==== Information shown
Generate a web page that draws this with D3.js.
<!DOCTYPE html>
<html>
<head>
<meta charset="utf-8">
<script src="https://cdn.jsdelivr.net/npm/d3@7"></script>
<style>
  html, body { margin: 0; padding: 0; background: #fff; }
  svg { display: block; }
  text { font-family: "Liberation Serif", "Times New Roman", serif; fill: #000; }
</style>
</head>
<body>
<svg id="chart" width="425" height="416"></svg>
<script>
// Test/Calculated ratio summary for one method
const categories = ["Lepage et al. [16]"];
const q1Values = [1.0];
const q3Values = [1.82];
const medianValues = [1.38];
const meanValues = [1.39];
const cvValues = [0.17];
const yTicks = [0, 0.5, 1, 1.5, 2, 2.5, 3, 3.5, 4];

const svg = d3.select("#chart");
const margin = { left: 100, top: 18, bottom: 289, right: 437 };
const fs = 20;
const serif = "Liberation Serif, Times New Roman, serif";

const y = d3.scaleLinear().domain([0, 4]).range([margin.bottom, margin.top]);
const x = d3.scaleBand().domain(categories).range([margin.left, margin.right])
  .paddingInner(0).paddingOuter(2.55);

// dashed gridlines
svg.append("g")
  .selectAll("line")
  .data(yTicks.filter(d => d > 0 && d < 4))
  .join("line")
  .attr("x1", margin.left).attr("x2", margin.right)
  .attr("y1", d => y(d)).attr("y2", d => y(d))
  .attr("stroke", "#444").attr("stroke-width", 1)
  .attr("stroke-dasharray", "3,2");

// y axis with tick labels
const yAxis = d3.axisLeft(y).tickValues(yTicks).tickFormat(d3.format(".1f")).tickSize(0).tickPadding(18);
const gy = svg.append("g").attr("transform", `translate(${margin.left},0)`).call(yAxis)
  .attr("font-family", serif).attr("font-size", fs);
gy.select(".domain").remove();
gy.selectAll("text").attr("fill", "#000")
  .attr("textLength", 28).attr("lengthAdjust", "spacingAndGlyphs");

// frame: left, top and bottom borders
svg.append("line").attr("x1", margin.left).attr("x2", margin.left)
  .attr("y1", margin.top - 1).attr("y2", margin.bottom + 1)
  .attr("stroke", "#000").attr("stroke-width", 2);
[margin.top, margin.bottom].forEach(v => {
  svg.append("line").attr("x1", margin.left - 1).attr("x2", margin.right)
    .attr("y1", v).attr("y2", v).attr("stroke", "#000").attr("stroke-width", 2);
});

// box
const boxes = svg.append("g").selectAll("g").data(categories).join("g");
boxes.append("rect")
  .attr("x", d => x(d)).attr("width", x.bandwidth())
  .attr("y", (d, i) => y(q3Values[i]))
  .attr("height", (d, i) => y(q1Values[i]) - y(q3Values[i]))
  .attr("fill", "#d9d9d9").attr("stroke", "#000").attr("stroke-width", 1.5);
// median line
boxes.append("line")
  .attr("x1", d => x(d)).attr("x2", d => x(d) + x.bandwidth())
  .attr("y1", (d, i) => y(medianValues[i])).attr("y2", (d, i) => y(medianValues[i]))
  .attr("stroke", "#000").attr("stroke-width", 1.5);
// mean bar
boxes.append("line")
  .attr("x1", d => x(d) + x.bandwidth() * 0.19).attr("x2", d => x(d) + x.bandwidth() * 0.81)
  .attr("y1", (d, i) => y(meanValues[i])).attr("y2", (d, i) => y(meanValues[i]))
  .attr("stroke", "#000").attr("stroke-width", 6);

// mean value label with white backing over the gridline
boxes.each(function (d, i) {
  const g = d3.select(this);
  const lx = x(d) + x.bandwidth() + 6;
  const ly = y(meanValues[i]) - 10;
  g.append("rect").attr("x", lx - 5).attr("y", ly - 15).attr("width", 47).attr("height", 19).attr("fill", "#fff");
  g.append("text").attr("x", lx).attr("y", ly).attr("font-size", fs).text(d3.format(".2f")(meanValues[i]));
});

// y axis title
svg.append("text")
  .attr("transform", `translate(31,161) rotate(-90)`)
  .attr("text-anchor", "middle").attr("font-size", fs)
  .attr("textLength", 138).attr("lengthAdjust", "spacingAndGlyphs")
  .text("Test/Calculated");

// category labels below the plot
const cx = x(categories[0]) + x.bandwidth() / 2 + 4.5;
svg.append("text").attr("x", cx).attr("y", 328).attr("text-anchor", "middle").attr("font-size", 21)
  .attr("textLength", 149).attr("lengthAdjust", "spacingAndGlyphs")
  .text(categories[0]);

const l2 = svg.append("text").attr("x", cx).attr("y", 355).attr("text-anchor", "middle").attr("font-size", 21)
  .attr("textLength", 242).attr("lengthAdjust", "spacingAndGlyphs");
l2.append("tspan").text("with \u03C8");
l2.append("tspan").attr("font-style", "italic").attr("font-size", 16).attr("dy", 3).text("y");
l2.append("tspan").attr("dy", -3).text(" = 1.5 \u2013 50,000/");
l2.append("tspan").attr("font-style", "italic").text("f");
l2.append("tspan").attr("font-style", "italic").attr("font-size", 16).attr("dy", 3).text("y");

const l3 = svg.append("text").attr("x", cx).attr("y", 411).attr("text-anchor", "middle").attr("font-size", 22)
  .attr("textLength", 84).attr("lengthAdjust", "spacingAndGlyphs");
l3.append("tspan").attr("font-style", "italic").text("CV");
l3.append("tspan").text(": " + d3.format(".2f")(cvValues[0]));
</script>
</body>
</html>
========
==== Information shown
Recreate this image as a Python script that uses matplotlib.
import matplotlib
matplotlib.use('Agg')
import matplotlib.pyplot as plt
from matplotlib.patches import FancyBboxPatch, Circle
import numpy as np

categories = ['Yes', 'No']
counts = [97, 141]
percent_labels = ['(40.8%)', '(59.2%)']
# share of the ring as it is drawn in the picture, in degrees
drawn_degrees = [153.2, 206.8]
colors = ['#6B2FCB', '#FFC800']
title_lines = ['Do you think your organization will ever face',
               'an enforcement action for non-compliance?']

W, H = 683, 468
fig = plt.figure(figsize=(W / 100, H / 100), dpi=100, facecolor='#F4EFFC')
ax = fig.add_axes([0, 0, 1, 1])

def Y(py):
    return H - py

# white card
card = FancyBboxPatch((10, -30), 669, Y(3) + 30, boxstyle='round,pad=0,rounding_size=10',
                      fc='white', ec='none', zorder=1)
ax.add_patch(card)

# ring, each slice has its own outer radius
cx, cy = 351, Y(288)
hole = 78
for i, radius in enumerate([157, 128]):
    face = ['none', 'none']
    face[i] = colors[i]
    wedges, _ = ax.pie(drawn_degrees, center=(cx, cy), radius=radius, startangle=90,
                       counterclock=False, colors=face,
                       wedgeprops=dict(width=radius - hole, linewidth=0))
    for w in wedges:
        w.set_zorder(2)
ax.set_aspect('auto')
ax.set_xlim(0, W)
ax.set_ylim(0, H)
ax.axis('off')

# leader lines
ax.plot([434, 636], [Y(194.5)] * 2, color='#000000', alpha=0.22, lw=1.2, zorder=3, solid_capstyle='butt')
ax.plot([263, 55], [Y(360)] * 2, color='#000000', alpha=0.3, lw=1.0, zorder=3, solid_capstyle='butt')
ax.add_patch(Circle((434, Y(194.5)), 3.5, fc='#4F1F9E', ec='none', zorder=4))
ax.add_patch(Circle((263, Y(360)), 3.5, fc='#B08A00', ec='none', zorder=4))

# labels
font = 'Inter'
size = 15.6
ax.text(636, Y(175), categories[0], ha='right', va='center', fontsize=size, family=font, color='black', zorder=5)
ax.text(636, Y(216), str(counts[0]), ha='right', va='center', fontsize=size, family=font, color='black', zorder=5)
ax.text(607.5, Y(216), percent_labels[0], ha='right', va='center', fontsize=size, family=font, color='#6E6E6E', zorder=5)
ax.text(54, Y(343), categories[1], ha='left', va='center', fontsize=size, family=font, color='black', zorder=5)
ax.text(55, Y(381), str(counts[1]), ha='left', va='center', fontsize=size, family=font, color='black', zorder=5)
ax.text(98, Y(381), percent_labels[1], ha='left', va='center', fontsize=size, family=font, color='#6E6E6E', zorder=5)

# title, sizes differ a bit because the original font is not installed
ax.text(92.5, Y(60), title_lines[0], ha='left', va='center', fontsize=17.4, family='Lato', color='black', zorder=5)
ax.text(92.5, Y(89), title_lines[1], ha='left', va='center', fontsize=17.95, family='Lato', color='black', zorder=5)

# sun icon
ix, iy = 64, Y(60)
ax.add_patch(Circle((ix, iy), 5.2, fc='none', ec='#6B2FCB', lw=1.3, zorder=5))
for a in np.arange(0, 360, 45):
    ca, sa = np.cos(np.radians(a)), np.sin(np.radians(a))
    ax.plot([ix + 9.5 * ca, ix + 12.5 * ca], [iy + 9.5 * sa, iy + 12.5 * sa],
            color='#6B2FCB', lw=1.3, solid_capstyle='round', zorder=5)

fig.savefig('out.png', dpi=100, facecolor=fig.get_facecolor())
========
==== Information shown
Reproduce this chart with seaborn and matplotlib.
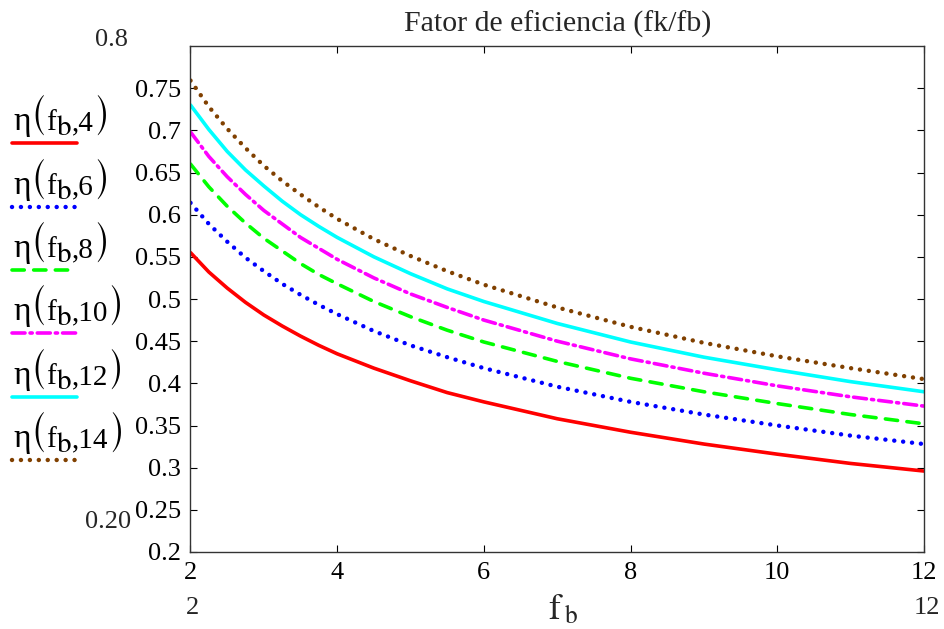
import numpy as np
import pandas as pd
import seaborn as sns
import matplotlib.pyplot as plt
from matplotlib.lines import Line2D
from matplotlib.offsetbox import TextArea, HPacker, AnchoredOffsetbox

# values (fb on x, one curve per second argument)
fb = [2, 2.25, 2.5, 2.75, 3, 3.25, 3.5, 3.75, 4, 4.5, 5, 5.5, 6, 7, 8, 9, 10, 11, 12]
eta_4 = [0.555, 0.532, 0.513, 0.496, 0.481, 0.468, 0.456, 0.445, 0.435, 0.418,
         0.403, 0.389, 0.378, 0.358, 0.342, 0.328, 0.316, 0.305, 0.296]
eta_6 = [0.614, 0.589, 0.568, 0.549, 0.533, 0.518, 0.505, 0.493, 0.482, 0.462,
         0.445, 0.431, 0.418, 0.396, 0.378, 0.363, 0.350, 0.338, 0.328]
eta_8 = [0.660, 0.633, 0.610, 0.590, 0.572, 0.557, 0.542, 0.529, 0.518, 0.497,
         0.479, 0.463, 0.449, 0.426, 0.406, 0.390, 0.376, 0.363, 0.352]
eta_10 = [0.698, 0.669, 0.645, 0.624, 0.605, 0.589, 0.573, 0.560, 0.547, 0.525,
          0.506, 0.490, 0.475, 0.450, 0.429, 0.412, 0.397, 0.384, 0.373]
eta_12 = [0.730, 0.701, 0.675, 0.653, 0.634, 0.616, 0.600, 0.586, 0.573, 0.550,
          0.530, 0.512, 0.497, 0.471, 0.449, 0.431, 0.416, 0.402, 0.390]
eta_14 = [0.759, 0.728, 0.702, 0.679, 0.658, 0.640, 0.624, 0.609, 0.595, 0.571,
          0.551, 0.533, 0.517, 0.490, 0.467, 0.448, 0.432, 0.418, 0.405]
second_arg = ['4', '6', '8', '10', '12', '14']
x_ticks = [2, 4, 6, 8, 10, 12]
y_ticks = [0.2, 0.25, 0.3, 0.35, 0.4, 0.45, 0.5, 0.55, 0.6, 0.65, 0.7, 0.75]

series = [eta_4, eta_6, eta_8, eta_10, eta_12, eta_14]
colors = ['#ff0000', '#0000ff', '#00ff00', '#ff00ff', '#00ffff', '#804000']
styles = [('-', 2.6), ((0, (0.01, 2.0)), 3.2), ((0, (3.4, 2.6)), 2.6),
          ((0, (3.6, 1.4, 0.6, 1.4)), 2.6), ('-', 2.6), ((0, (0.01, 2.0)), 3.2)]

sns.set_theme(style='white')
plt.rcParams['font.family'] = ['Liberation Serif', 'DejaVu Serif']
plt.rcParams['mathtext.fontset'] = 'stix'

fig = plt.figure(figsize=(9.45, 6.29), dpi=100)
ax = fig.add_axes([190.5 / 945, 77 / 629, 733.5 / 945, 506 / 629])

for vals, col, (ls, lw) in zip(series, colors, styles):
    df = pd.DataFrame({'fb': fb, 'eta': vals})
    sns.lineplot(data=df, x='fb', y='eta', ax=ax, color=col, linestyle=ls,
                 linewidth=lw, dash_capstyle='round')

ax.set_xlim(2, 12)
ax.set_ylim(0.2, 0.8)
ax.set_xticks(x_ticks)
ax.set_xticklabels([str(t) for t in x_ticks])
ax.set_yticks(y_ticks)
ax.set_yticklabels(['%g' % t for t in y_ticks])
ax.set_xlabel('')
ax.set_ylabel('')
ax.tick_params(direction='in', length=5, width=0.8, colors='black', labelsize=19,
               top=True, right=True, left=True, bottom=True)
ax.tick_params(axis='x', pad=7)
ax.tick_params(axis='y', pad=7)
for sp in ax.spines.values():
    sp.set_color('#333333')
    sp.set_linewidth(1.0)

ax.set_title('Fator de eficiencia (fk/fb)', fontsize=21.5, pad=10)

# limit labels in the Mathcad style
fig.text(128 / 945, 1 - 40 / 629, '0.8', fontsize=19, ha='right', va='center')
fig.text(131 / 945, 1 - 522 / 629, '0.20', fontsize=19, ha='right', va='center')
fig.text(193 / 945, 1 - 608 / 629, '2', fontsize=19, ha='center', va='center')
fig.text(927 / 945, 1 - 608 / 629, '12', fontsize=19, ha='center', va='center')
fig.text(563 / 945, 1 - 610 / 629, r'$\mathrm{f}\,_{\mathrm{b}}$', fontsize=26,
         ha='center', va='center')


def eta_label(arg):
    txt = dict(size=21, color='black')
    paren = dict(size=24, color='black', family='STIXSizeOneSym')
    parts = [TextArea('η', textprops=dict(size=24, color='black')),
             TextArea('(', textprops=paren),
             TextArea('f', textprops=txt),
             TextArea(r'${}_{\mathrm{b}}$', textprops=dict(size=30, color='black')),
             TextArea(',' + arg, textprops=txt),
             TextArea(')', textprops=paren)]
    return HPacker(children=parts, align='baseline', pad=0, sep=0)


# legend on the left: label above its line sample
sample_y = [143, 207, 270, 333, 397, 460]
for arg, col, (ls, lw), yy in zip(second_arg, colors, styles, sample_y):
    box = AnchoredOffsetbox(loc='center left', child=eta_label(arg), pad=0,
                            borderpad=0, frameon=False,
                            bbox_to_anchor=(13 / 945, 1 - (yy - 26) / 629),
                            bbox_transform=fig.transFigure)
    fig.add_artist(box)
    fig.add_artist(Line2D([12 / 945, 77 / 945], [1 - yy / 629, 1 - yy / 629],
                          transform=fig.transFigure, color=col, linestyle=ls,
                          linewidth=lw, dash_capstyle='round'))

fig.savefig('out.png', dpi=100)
========
Among the records above, locate the line containing "Reproduce this chart" and the line containing "from matplotlib.offsetbox import", then transcribe exactly the lines starting at the first and ending at the second, with no pictures.

Reproduce this chart with seaborn and matplotlib.
import numpy as np
import pandas as pd
import seaborn as sns
import matplotlib.pyplot as plt
from matplotlib.lines import Line2D
from matplotlib.offsetbox import TextArea, HPacker, AnchoredOffsetbox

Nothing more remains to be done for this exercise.